Nel cuore già inquieto dell'Europa, la Slovacchia vive uno stato di crescente polarizzazione politica. Le ripetute manifestazioni di massa a Bratislava e in altre città del paese rivelano la profonda frattura che si è creata tra il governo populista di sinistra di Robert Fico e una significativa porzione della popolazione, particolarmente quella giovanile, su temi cruciali come l'appartenenza europea e il rapporto con la Russia. Con oltre diecimila persone radunate nella sola capitale, slogan come «La Slovacchia è Europa» e «Vergogna» hanno risuonato di nuovo la scorsa settimana nella centrale piazza della libertà, mentre l'iniziativa civica «Mier Ukrajine» ha rivendicato la raccolta di ben cinque milioni di euro in donazioni per l'acquisto di munizioni destinate all'Ucraina. Un gesto simbolico che testimonia quanto il sentimento europeista e filo-ucraino rimanga radicato in ampie fasce della società slovacca, nonostante la linea ufficiale del governo.
La vittoria elettorale di Fico nell'autunno 2023 era stata d'altronde tutt'altro che schiacciante. Il suo ritorno al potere, dopo una campagna caratterizzata da toni filorussi e anti-americani, si è concretizzato solo grazie a spregiudicate manovre politiche e a una buona dose di trasformismo. Una situazione che avrebbe richiesto una leadership capace di ricucire le divisioni nazionali, piuttosto che accentuarle con posizioni sempre più radicali. Invece, le scelte del primo ministro sembrano aver deliberatamente alimentato le tensioni. L'interruzione delle forniture militari ufficiali all'Ucraina, le dichiarazioni controverse sulla Nato e sull'Unione Europea (pronunciate prima ancora dell'uragano Trump), fino al recente e provocatorio viaggio a Mosca per incontrare Vladimir Putin, hanno definitivamente allontanato Fico da una parte considerevole dei suoi concittadini, che lo accusano senza mezzi termini di tradimento e di servire interessi stranieri. Particolarmente preoccupante è la retorica con cui il governo ha risposto al dissenso, dipingendo le manifestazioni, finora pacifiche, come potenziali tentativi di «rovesciamento» e minacciando vaghe «misure preventive». Un linguaggio che evoca spettri inquietanti in una democrazia europea e che rischia di approfondire ulteriormente il solco tra istituzioni e società civile.

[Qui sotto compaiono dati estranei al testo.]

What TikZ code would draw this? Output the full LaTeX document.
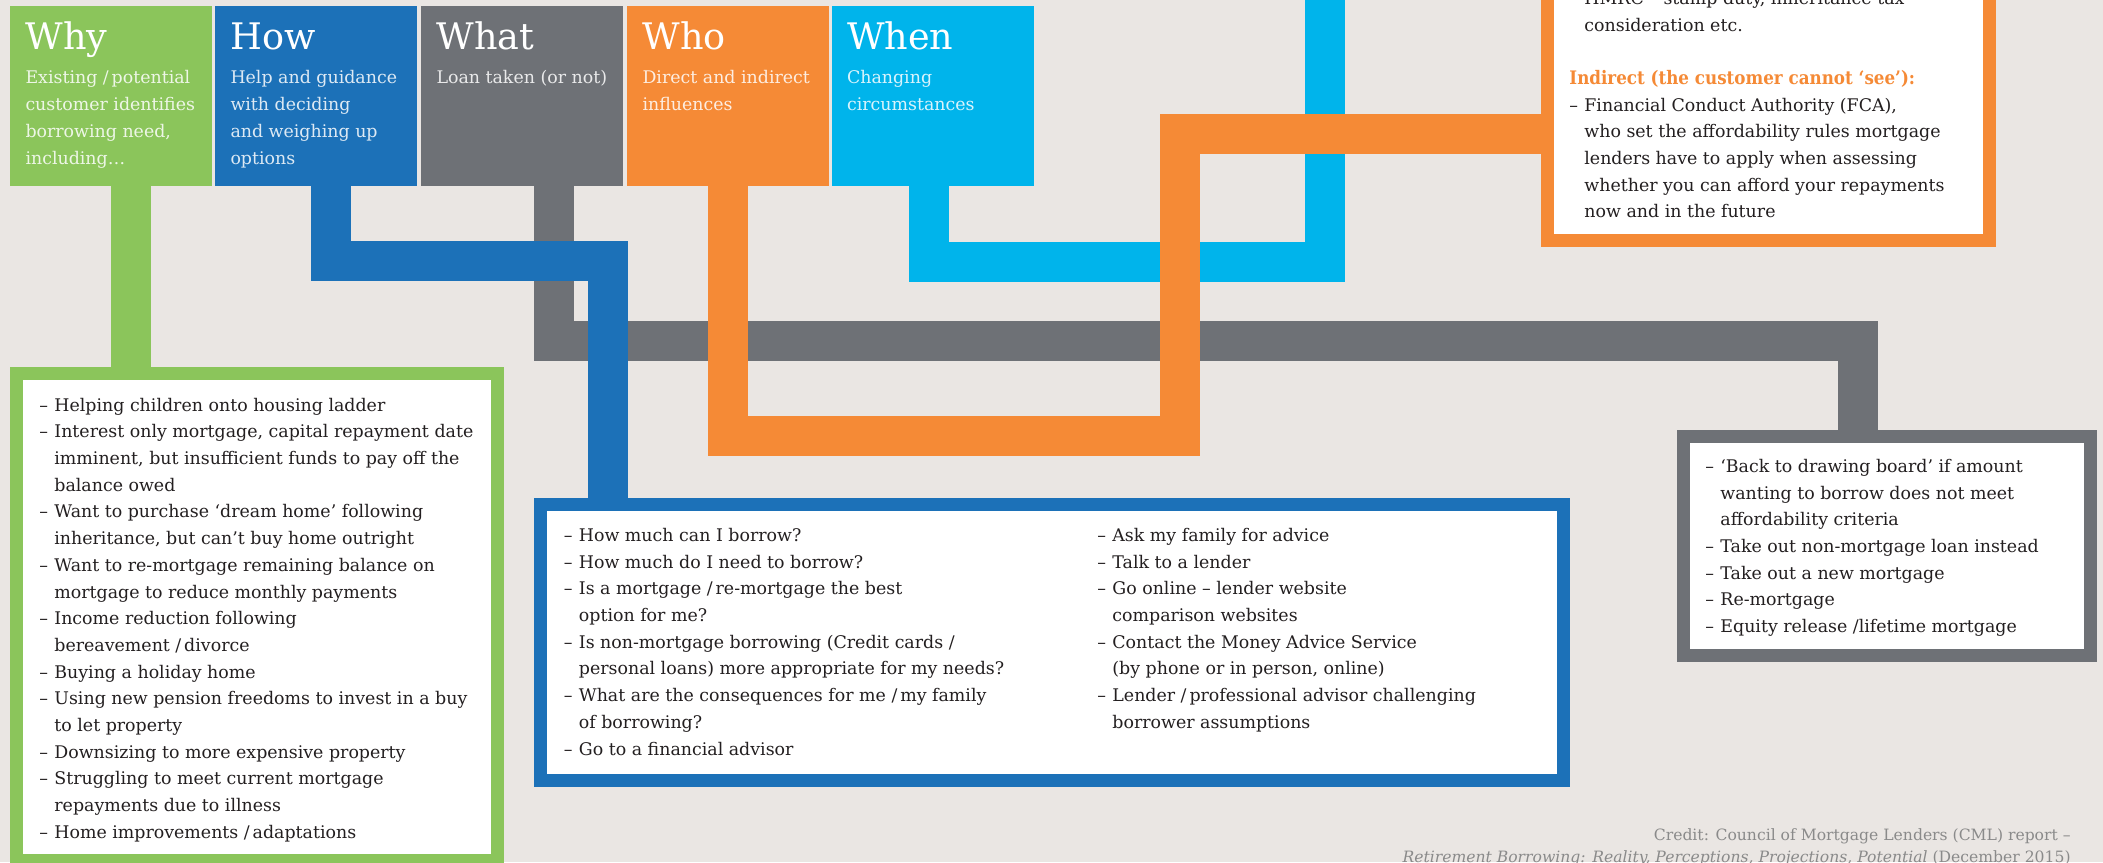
\documentclass[tikz,border=0pt]{standalone}
\usepackage{fontspec}
\setmainfont{DejaVu Serif}
\newfontfamily\condfont{DejaVu Serif Condensed}
\usetikzlibrary{calc}
\definecolor{bgc}{HTML}{EAE6E3}
\definecolor{cgreen}{HTML}{8BC55B}
\definecolor{cblue}{HTML}{1C71B8}
\definecolor{cgrey}{HTML}{6E7176}
\definecolor{corange}{HTML}{F58A36}
\definecolor{ccyan}{HTML}{00B4EB}
\definecolor{ctext}{HTML}{231F20}
\definecolor{ccredit}{HTML}{8A8A8A}
\newcommand\ditem{\makebox[7.5pt][l]{–}}
\newcommand\cont{\hspace*{7.5pt}}
\newcommand\slsep{\ /\,}
\tikzset{
  band/.style={line width=20pt, line join=miter},
  head/.style={minimum width=101pt, minimum height=90pt, inner sep=0pt, draw=none},
  listbox/.style={line width=6.5pt, fill=white, inner sep=0pt},
  title/.style={anchor=base west, inner sep=0pt, text=white, font=\fontsize{18.3}{20}\selectfont},
  subt/.style={anchor=north west, inner sep=0pt, align=left, text=white, text opacity=0.85, font=\fontsize{8.7}{13.35}\selectfont},
  body/.style={anchor=north west, inner sep=0pt, align=left, text=ctext, font=\fontsize{8.7}{13.35}\selectfont},
}
\begin{document}
\begin{tikzpicture}[x=0.5pt,y=-0.5pt]
\useasboundingbox (0,0) rectangle (2103,862);
\clip (0,0) rectangle (2103,862);
\fill[bgc] (0,0) rectangle (2103,862);
% header boxes
\node[head, fill=cgreen] (why) at (111,96) {};
\node[head, fill=cblue] (how) at (316,96) {};
\node[head, fill=cgrey] (what) at (522,96) {};
\node[head, fill=corange] (who) at (728,96) {};
\node[head, fill=ccyan] (when) at (932.5,96) {};
% list boxes
\node[listbox, draw=cgreen, minimum width=240.5pt, minimum height=243.5pt] (greenbox) at (257,617) {};
\node[listbox, draw=cblue, minimum width=511.5pt, minimum height=138pt] (bluebox) at (1052,642.5) {};
\node[listbox, draw=cgrey, minimum width=203.5pt, minimum height=109.5pt] (greybox) at (1887,546) {};
\node[listbox, draw=corange, minimum width=221pt, minimum height=140.25pt] (orangebox) at (1768.5,100.25) {};
% connector points
\coordinate (whyS) at (130.5,186);
\coordinate (howS) at (331,186);
\coordinate (whatS) at (554,186);
\coordinate (whoS) at (728,186);
\coordinate (whenS) at (929,186);
\coordinate (b1) at (607.5,261);
\coordinate (g1) at (1858,341);
\coordinate (c1) at (1325,262);
\coordinate (ctop) at (1325,-20);
\coordinate (o1) at (1179.5,436);
\coordinate (o2) at (1179.5,134);
% connectors
\draw[band, cgrey] (whatS) |- (g1) -- (g1 |- greybox.north);
\draw[band, cblue] (howS) |- (b1) -- (b1 |- bluebox.north);
\draw[band, ccyan] (whenS) |- (c1) -- (ctop);
\draw[band, corange] (whoS) |- (o1) -- (o2) -- (o2 -| orangebox.west);
\draw[band, cgreen] (whyS) -- (whyS |- greenbox.north);
% header texts
\node[title] (whyT) at ($(why.north west)+(15.5,44)$) {Why};
\node[title] (howT) at ($(how.north west)+(15.5,44)$) {How};
\node[title] (whatT) at ($(what.north west)+(15.5,44)$) {What};
\node[title] (whoT) at ($(who.north west)+(15.5,44)$) {Who};
\node[title] (whenT) at ($(when.north west)+(15.5,44)$) {When};
\node[subt] (whyD) at ($(why.north west)+(15.5,59.3)$) {\strut Existing\slsep potential\\customer identifies\\borrowing need,\\including…};
\node[subt] (howD) at ($(how.north west)+(15.5,59.3)$) {\strut Help and guidance\\with deciding\\and weighing up\\options};
\node[subt] (whatD) at ($(what.north west)+(15.5,59.3)$) {\strut Loan taken (or not)};
\node[subt] (whoD) at ($(who.north west)+(15.5,59.3)$) {\strut Direct and indirect\\influences};
\node[subt] (whenD) at ($(when.north west)+(15.5,59.3)$) {\strut Changing\\circumstances};
% list texts
\node[body] (whyL) at (39,392) {\strut\ditem Helping children onto housing ladder\\
\ditem Interest only mortgage, capital repayment date\\
\cont imminent, but insufficient funds to pay off the\\
\cont balance owed\\
\ditem Want to purchase ‘dream home’ following\\
\cont inheritance, but can’t buy home outright\\
\ditem Want to re-mortgage remaining balance on\\
\cont mortgage to reduce monthly payments\\
\ditem Income reduction following\\
\cont bereavement\slsep divorce\\
\ditem Buying a holiday home\\
\ditem Using new pension freedoms to invest in a buy\\
\cont to let property\\
\ditem Downsizing to more expensive property\\
\ditem Struggling to meet current mortgage\\
\cont repayments due to illness\\
\ditem Home improvements\slsep adaptations};
\node[body] (howL) at (563.5,522.3) {\strut\ditem How much can I borrow?\\
\ditem How much do I need to borrow?\\
\ditem Is a mortgage\slsep re-mortgage the best\\
\cont option for me?\\
\ditem Is non-mortgage borrowing (Credit cards\ /\\
\cont personal loans) more appropriate for my needs?\\
\ditem What are the consequences for me\slsep my family\\
\cont of borrowing?\\
\ditem Go to a financial advisor};
\node[body] (howR) at (1097,522.3) {\strut\ditem Ask my family for advice\\
\ditem Talk to a lender\\
\ditem Go online – lender website\\
\cont comparison websites\\
\ditem Contact the Money Advice Service\\
\cont (by phone or in person, online)\\
\ditem Lender\slsep professional advisor challenging\\
\cont borrower assumptions};
\node[body] (whatL) at (1705,453.3) {\strut\ditem ‘Back to drawing board’ if amount\\
\cont wanting to borrow does not meet\\
\cont affordability criteria\\
\ditem Take out non-mortgage loan instead\\
\ditem Take out a new mortgage\\
\ditem Re-mortgage\\
\ditem Equity release\ /lifetime mortgage};
\node[body] (whoL) at (1569,-14.7) {\strut\ditem HMRC – stamp duty, inheritance tax\\
\cont consideration etc.\\[13.35pt]
{\color{corange}\condfont\bfseries\fontsize{9.3}{13.35}\selectfont Indirect (the customer cannot ‘see’):}\\
\ditem Financial Conduct Authority (FCA),\\
\cont who set the affordability rules mortgage\\
\cont lenders have to apply when assessing\\
\cont whether you can afford your repayments\\
\cont now and in the future};
% credit
\node[anchor=north east, inner sep=0pt, align=right, text=ccredit, font=\fontsize{7.8}{11}\selectfont] (credit) at (2071,824.6) {\strut Credit: Council of Mortgage Lenders (CML) report –\\
\textit{Retirement Borrowing: Reality, Perceptions, Projections, Potential} (December 2015)};
\end{tikzpicture}
\end{document}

La questione ucraina, in questo contesto, è emblematica di un conflitto più ampio sull'identità e il futuro della Slovacchia. Da un lato, un governo che sembra guardare a est con crescente simpatia, arrivando persino a ventilare l'ipotesi di un'uscita dall'Ue e dalla Nato. Dall'altro, una popolazione che si mobilita riaffermando la propria appartenenza occidentale. Questa frattura generazionale e valoriale interroga profondamente la tenuta democratica del paese.
Se è vero che Fico ha ricevuto un mandato elettorale, è altrettanto evidente che la sua interpretazione di tale mandato sta oltrepassando i confini di quanto molti slovacchi considerano accettabile, specialmente in relazione alla sicurezza collettiva dell'Ue e all'equilibrio di questo fragile nuovo centro d'Europa.